Have you ever wished that you could express yourself more thoroughly on your social network profiles and go beyond the conventional profile images and text? Vanityvid, a new Israel-based startup, is taking the profile pic to the next level by giving users the opportunity to turn their Facebook and Twitter profile pictures into videos. I had the opportunity to ask Vanityvid’s CTO and Co-Founder, Oren Solomianik, a few questions about the service, it’s inspiration and how Vanityvid is doing so far. See what he had to say after the jump.
Before we get into my interview with Oren, let’s take a look at how Vanityvid works. Vanityvid brings profile pictures to life. On the company’s website they explain that, “Wherever your profile pic shows (social networks, online communities, blog comments, etc.), people will also be able to see you move and hear you talking, and get a better feeling of who you are and what you’re like.”
Users can record or upload their Vanityvid profile videos directly from the Vanityvid website. In order to see the Vanityvids of other users, a Vanityvid browser add-on must be installed. The add-on is available for Internet Explorer, Firefox and Google Chrome. Oren explains how the site works in the video below.
I was curious to find out about what inspired Oren and the other co-founders of Vanityvid to start the company, as well as their vision for how the service would be used. Oren has this to say:
“We are also the founders of Triond, so we sat one day going over pics of our users and thought, ‘Wouldn’t it be great to really see and hear these wonderful people?’…When you look at a pic, you can’t answer several basic questions – How does this person view himself? How does he communicate verbally? What is his body language and what is his general vibe? A video answers those questions and much more.”

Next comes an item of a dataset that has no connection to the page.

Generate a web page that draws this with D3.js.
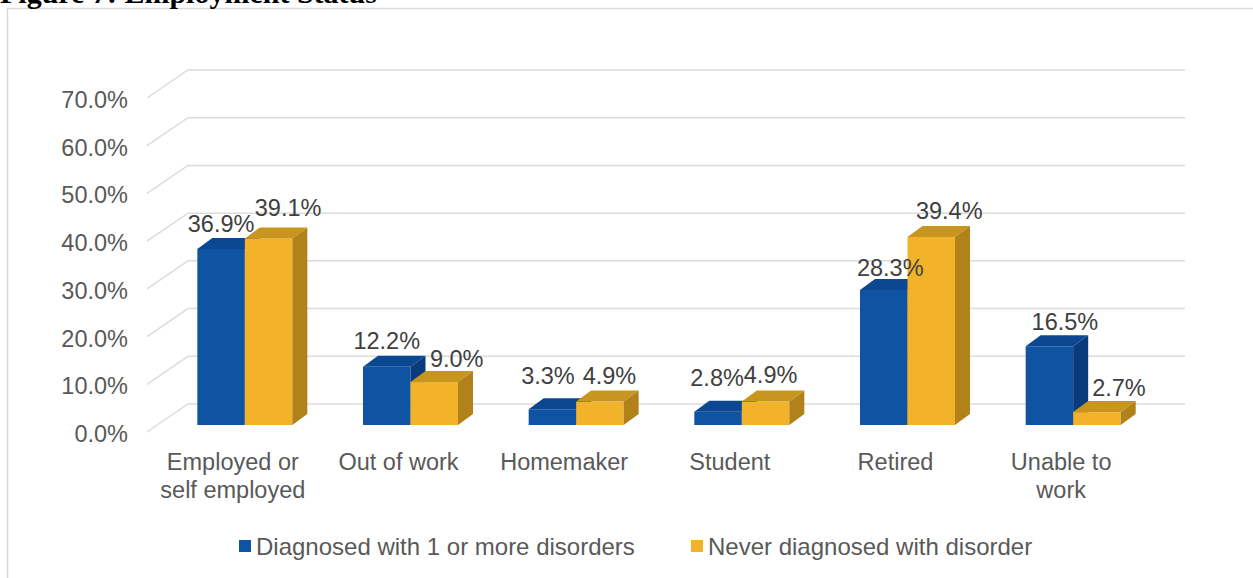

Vanityvid gives users the opportunity to share a lot more of their personality with their friends and followers. They can tell people about themselves, who they are, what they do, what they enjoy and more, and give viewers a much better idea of their personality than they can with the traditional picture and text profile.
Oren told me that they are receiving a lot of great responses from their users, who see Vanityvid “as a tool for a better social experience and for personal branding.” He told me that more than 1,000 people have recorded Vanityvids and more and more people are making their profile pics into videos with Vanityvid on a daily basis.
I asked how the company is promoting themselves. Oren said, “We’re currently promoting it through people using the service. They are encouraged to share it with their friends on Facebook and Twitter. Also, each time we get a new partner on board we immediately have the potential to be used by all of their users.” Triond is Vanityvid’s first partner and, as such, users do not have to have the toolbar installed in order to see users’ video profiles on the Triond site.
I think that the idea of allowing users to upload videos in place of profile pictures on networks like Facebook and Twitter is a great one. It really does allow friends and followers to get a better sense of who you are as a person, which is especially great for bloggers and professionals. It will be interesting to see how Vanityvid takes off and whether the service will lead to a future in which video is the new profile pic. What do you think of the idea? What would you share with the world through a video profile picture?